◆ What is needed:
Your job is to return the lines between the line holding "Recreate this image as a Python" and the line holding "from matplotlib.patches import", inclusive, exactly and with no pictures.

◆ Listed records:
------------------------------------
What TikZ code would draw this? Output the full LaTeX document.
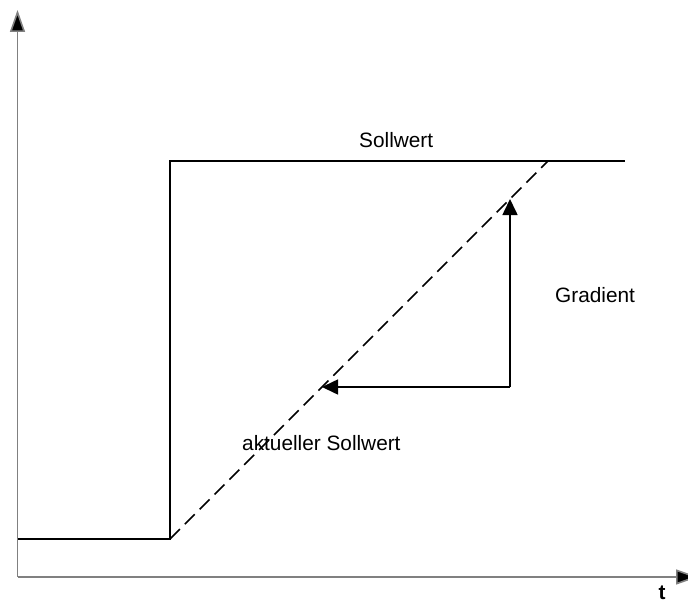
\documentclass[tikz,border=0pt]{standalone}
\usepackage{fontspec}
\setmainfont{Liberation Sans}
\usetikzlibrary{arrows.meta}
\begin{document}
\begin{tikzpicture}[x=1pt,y=-1pt,
  axisline/.style={draw={rgb,255:red,128;green,128;blue,128},line width=1.6pt,-{Triangle[length=22pt,width=15pt,fill=black]}},
  curve/.style={draw=black,line width=1.8pt},
  rampline/.style={draw=black,line width=1.6pt,dash pattern=on 14pt off 7pt},
  gradarrow/.style={draw=black,line width=1.6pt,-{Triangle[length=16pt,width=15pt]}},
  lbl/.style={font=\fontsize{20.8}{24}\selectfont,inner sep=0pt,anchor=base west}]
\useasboundingbox (0,0) rectangle (688,602);
\clip (0,0) rectangle (688,602);
% axes
\coordinate (origin) at (17.5,577);
\coordinate (ytip) at (17.5,10);
\coordinate (xtip) at (698,577);
\draw[axisline] (origin) -- (ytip);
\draw[axisline] (origin) -- (xtip);
% setpoint step
\coordinate (s0) at (17.5,539);
\coordinate (s1) at (170,539);
\coordinate (s2) at (170,161);
\coordinate (s3) at (625,161);
\draw[curve] (s0) -- (s1) -- (s2) -- (s3);
% ramp
\coordinate (r1) at (548,161);
\draw[rampline] (s1) -- (r1);
% gradient triangle
\coordinate (g0) at (510,387);
\coordinate (gtop) at (510,199);
\coordinate (gleft) at (322,387);
\draw[gradarrow] (g0) -- (gtop);
\draw[gradarrow] (g0) -- (gleft);
% labels
\node[lbl] (sollwert) at (359,147) {Sollwert};
\node[lbl] (gradient) at (555,302) {Gradient};
\node[lbl] (aktuell) at (242,450) {aktueller Sollwert};
\node[lbl,anchor=base,font=\fontsize{20.8}{24}\selectfont\bfseries] (t) at (662,599) {t};
\end{tikzpicture}
\end{document}
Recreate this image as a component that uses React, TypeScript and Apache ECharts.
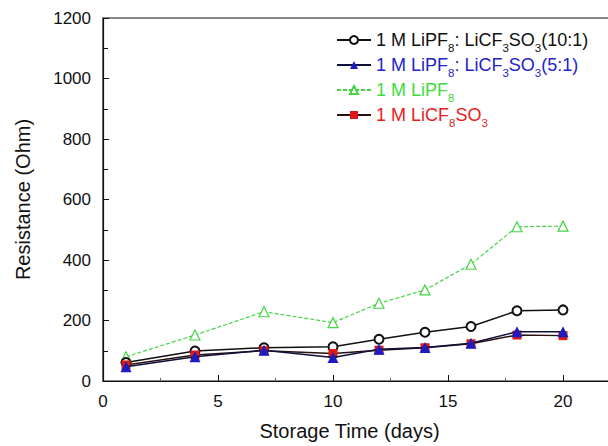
import React, { useEffect, useRef } from "react";
import * as echarts from "echarts";

const days = [1, 4, 7, 10, 12, 14, 16, 18, 20];
const mix10to1 = [61, 99, 110, 113, 138, 161, 180, 232, 235];
const mix5to1 = [47, 80, 102, 78, 105, 111, 125, 163, 163];
const lipf = [80, 152, 229, 193, 257, 301, 386, 510, 512];
const licf = [53, 86, 100, 91, 102, 110, 123, 152, 150];
const yTicks = [0, 200, 400, 600, 800, 1000, 1200];
const xTicks = [0, 5, 10, 15, 20];

const names = {
  a: "1 M LiPF8: LiCF3SO3(10:1)",
  b: "1 M LiPF8: LiCF3SO3(5:1)",
  c: "1 M LiPF8",
  d: "1 M LiCF8SO3",
};

const richLabel: Record<string, string> = {
  [names.a]: "{n|1 M LiPF}{s|8}{n|: LiCF}{s|3}{n|SO}{s|3}{n|(10:1)}",
  [names.b]: "{n|1 M LiPF}{s|8}{n|: LiCF}{s|3}{n|SO}{s|3}{n|(5:1)}",
  [names.c]: "{n|1 M LiPF}{s|8}",
  [names.d]: "{n|1 M LiCF}{s|8}{n|SO}{s|3}",
};

const pairs = (ys: number[]) => days.map((d, i) => [d, ys[i]]);

const FONT = "Liberation Sans, Arial, Helvetica, sans-serif";

export default function App() {
  const ref = useRef<HTMLDivElement>(null);
  useEffect(() => {
    if (!ref.current) return;
    const chart = echarts.init(ref.current, undefined, { renderer: "svg" });
    chart.setOption({
      animation: false,
      textStyle: { fontFamily: FONT },
      grid: {
        left: 103,
        top: 18,
        width: 575,
        height: 363,
        outerBoundsMode: "none",
        show: true,
        borderColor: "#111",
        borderWidth: 1.2,
        containLabel: false,
      },
      legend: {
        orient: "vertical",
        left: 331,
        top: 26,
        itemWidth: 34,
        itemHeight: 10,
        itemGap: 2,
        data: [
          { name: names.a, textStyle: { color: "#111" } },
          { name: names.b, textStyle: { color: "#2323c8" } },
          { name: names.c, textStyle: { color: "#3ddc3d" } },
          { name: names.d, textStyle: { color: "#e51c1c" } },
        ],
        formatter: (n: string) => richLabel[n] || n,
        textStyle: {
          fontFamily: FONT,
          rich: {
            n: { fontSize: 18, lineHeight: 18, verticalAlign: "top", fontFamily: FONT },
            s: { fontSize: 11.5, lineHeight: 11, verticalAlign: "top", padding: [11, 0, 0, 0], fontFamily: FONT },
          },
        },
      },
      xAxis: {
        type: "value",
        min: 0,
        max: 25,
        interval: 5,
        name: "Storage Time (days)",
        nameLocation: "middle",
        nameGap: 40,
        nameTextStyle: { fontSize: 20, color: "#111", fontFamily: FONT, padding: [0, 82, 0, 0] },
        axisLine: { show: true, lineStyle: { color: "#111", width: 1.2 } },
        axisTick: { show: true, inside: true, length: 6, lineStyle: { color: "#111" } },
        minorTick: { show: true, splitNumber: 2, length: 3, lineStyle: { color: "#666" } },
        splitLine: { show: false },
        axisLabel: {
          fontSize: 17,
          color: "#111",
          margin: 12,
          fontFamily: FONT,
          formatter: (v: number) => (xTicks.includes(v) ? String(v) : ""),
        },
      },
      yAxis: {
        type: "value",
        min: 0,
        max: 1200,
        interval: 200,
        name: "Resistance (Ohm)",
        nameLocation: "middle",
        nameGap: 70,
        nameTextStyle: { fontSize: 20, color: "#111", fontFamily: FONT },
        axisLine: { show: true, lineStyle: { color: "#111", width: 1.2 } },
        axisTick: { show: true, inside: true, length: 6, lineStyle: { color: "#111" } },
        minorTick: { show: true, splitNumber: 2, length: 5, lineStyle: { color: "#111" } },
        splitLine: { show: false },
        axisLabel: {
          fontSize: 17,
          color: "#111",
          margin: 12,
          fontFamily: FONT,
          formatter: (v: number) => (yTicks.includes(v) ? String(v) : ""),
        },
      },
      series: [
        {
          name: names.a,
          type: "line",
          data: pairs(mix10to1),
          symbol: "circle",
          symbolSize: 9,
          itemStyle: { color: "#fff", borderColor: "#111", borderWidth: 2 },
          lineStyle: { color: "#111", width: 1.5 },
          z: 3,
        },
        {
          name: names.c,
          type: "line",
          data: pairs(lipf),
          symbol: "triangle",
          symbolSize: 10,
          itemStyle: { color: "#fff", borderColor: "#44d444", borderWidth: 1.2 },
          lineStyle: { color: "#44d444", width: 1.2, type: [4, 2] },
          z: 2,
        },
        {
          name: names.d,
          type: "line",
          data: pairs(licf),
          symbol: "rect",
          symbolSize: 9,
          itemStyle: { color: "#e01818" },
          lineStyle: { color: "#2a1010", width: 1.5 },
          z: 4,
        },
        {
          name: names.b,
          type: "line",
          data: pairs(mix5to1),
          symbol: "triangle",
          symbolSize: 11,
          itemStyle: { color: "#1c1cc0" },
          lineStyle: { color: "#10103a", width: 1.5 },
          z: 5,
        },
      ],
    });
    return () => chart.dispose();
  }, []);
  return <div ref={ref} style={{ width: 608, height: 446, position: "absolute", left: 0, top: 0 }} />;
}
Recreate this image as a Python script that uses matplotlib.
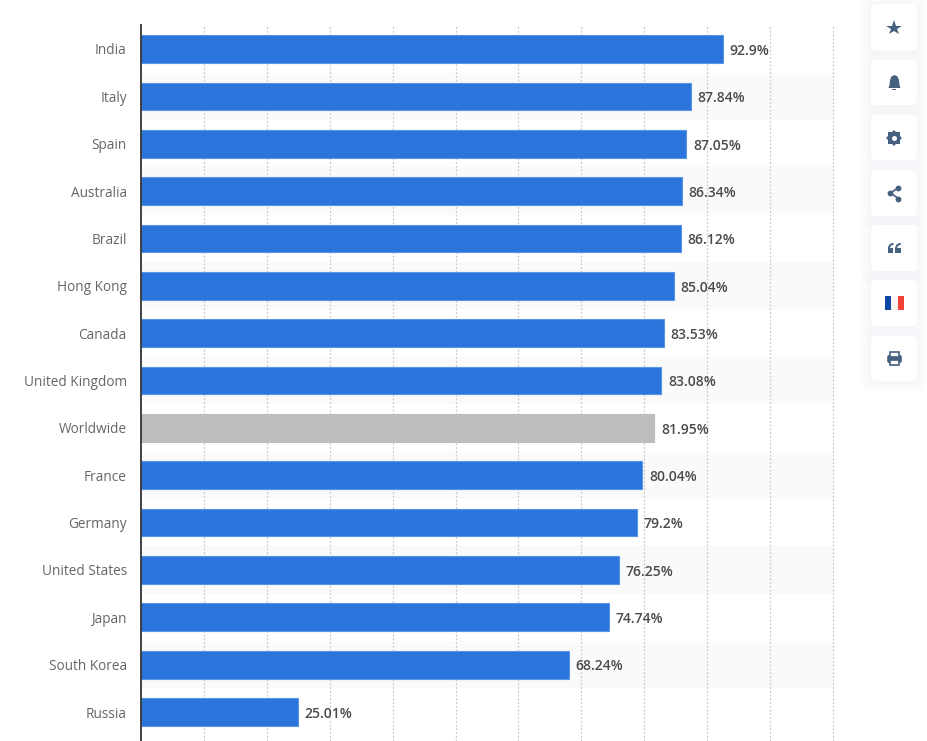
import matplotlib
matplotlib.use("Agg")
import matplotlib.pyplot as plt
from matplotlib.patches import FancyBboxPatch, Rectangle, Wedge, Polygon

paises = ["India", "Italy", "Spain", "Australia", "Brazil", "Hong Kong", "Canada",
          "United Kingdom", "Worldwide", "France", "Germany", "United States",
          "Japan", "South Korea", "Russia"]
valores = [92.9, 87.84, 87.05, 86.34, 86.12, 85.04, 83.53, 83.08, 81.95, 80.04,
           79.2, 76.25, 74.74, 68.24, 25.01]
etiquetas = ["92.9%", "87.84%", "87.05%", "86.34%", "86.12%", "85.04%", "83.53%",
             "83.08%", "81.95%", "80.04%", "79.2%", "76.25%", "74.74%", "68.24%", "25.01%"]
resaltado = "Worldwide"
marcas_x = [10, 20, 30, 40, 50, 60, 70, 80, 90, 100, 110]

azul = "#2a74dc"
borde = "#5a94e4"
gris = "#bdbdbd"
icono = "#46607f"

W, H = 928, 741
fig = plt.figure(figsize=(W / 100, H / 100), dpi=100)
caja = [141 / W, 0, (833 - 141) / W, (741 - 25) / H]
paso = 47.36
lim_y = ((741 - 49) / paso, -(49 - 25) / paso)

# fondo: franjas y rejilla, con su propia escala (la original no coincide con las barras)
fondo = fig.add_axes(caja, zorder=0)
fondo.set_xlim(0, 110)
fondo.set_ylim(*lim_y)
for i in range(1, len(paises), 2):
    fondo.axhspan(i - 0.5, i + 0.5, color="#fafafa", lw=0, zorder=0)
for m in marcas_x:
    fondo.axvline(m, color="#c9c9c9", linestyle=(0, (1.5, 1.5)), linewidth=0.9, clip_on=False, zorder=1)
fondo.set_xticks([])
fondo.set_yticks([])
for s in fondo.spines.values():
    s.set_visible(False)

# barras
ax = fig.add_axes(caja, zorder=1, facecolor="none")
ax.set_xlim(0, 692 / 6.265)
ax.set_ylim(*lim_y)
colores = [gris if p == resaltado else azul for p in paises]
bordes = [gris if p == resaltado else borde for p in paises]
ax.barh(range(len(paises)), valores, height=0.585, color=colores, edgecolor=bordes,
        linewidth=0.8, zorder=2)

ax.set_xticks([])
ax.set_yticks(range(len(paises)))
ax.set_yticklabels(paises, fontfamily="Open Sans", fontsize=9.8, color="#666666")
ax.tick_params(axis="y", length=0, pad=10.2)

for i, (v, t) in enumerate(zip(valores, etiquetas)):
    ax.annotate(t, (v, i), xytext=(4.7, -1.3), textcoords="offset points", va="center",
                fontfamily="Open Sans", fontweight="semibold", fontsize=10,
                color="#4a4a4a", zorder=3)

for s in ["top", "right", "bottom"]:
    ax.spines[s].set_visible(False)
ax.spines["left"].set_color("#333333")
ax.spines["left"].set_linewidth(1.3)

# barra lateral de botones
ui = fig.add_axes([0, 0, 1, 1], facecolor="none", zorder=2)
ui.set_xlim(0, W)
ui.set_ylim(H, 0)
ui.axis("off")

botones = [(4, 50), (60, 105), (115, 160), (170, 216), (225, 271), (280, 326), (336, 381)]
for y0, y1 in botones:
    for k, a in zip([10, 7, 4, 2], [0.006, 0.008, 0.01, 0.012]):
        ui.add_patch(FancyBboxPatch((871 - k, y0 - k + 1), 46 + 2 * k, y1 - y0 + 2 * k,
                                    boxstyle="round,pad=0,rounding_size=7", fc="#46607f",
                                    ec="none", alpha=a))
    ui.add_patch(FancyBboxPatch((871, y0), 46, y1 - y0, boxstyle="round,pad=0,rounding_size=5",
                                fc="white", ec="none"))

cx = 894.5
# estrella
ui.plot([cx], [28], marker="*", ms=11.5, color=icono, mew=0)
# campana
ui.add_patch(Polygon([(cx - 4.5, 80), (cx - 3, 76.5), (cx, 75), (cx + 3, 76.5), (cx + 4.5, 80),
                      (cx + 5, 85), (cx + 6, 88), (cx - 6, 88), (cx - 5, 85)], fc=icono, ec="none"))
ui.add_patch(Rectangle((cx - 2, 88.5), 4, 1.5, fc=icono, ec="none"))
# engrane
ui.plot([cx], [138], marker="s", ms=8, color=icono, mew=0)
ui.plot([cx], [138], marker="D", ms=8, color=icono, mew=0)
ui.plot([cx], [138], marker="o", ms=3.6, color="white", mew=0)
# compartir
ui.plot([cx + 4, cx - 4, cx + 4], [187.5, 193, 198.5], color=icono, lw=1.2)
ui.plot([cx + 4, cx - 4, cx + 4], [187.5, 193, 198.5], "o", ms=4.2, color=icono, mew=0)
# comillas
for dx in [-3.6, 3.6]:
    ui.add_patch(Rectangle((cx + dx - 3, 248), 5.6, 4.8, fc=icono, ec="none"))
    ui.add_patch(Wedge((cx + dx + 2.6, 248.5), 5.6, 180, 270, width=2, fc=icono, ec="none"))
# bandera
ui.add_patch(Rectangle((885, 296), 6.5, 14, fc="#0d47a1", ec="none"))
ui.add_patch(Rectangle((891.5, 296), 6.5, 14, fc="#fbf6f4", ec="none"))
ui.add_patch(Rectangle((898, 296), 6.5, 14, fc="#f44336", ec="none"))
# impresora
ui.add_patch(FancyBboxPatch((887.2, 355), 14.6, 8, boxstyle="round,pad=0,rounding_size=2", fc=icono, ec="none"))
ui.add_patch(Rectangle((890, 351.8), 9, 5, fc="white", ec=icono, lw=1.2))
ui.add_patch(Rectangle((890.2, 360), 8.6, 4.8, fc="white", ec=icono, lw=1.2))

fig.savefig("out.png", dpi=100)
------------------------------------
◆ Expected answer:
Recreate this image as a Python script that uses matplotlib.
import matplotlib
matplotlib.use("Agg")
import matplotlib.pyplot as plt
from matplotlib.patches import FancyBboxPatch, Rectangle, Wedge, Polygon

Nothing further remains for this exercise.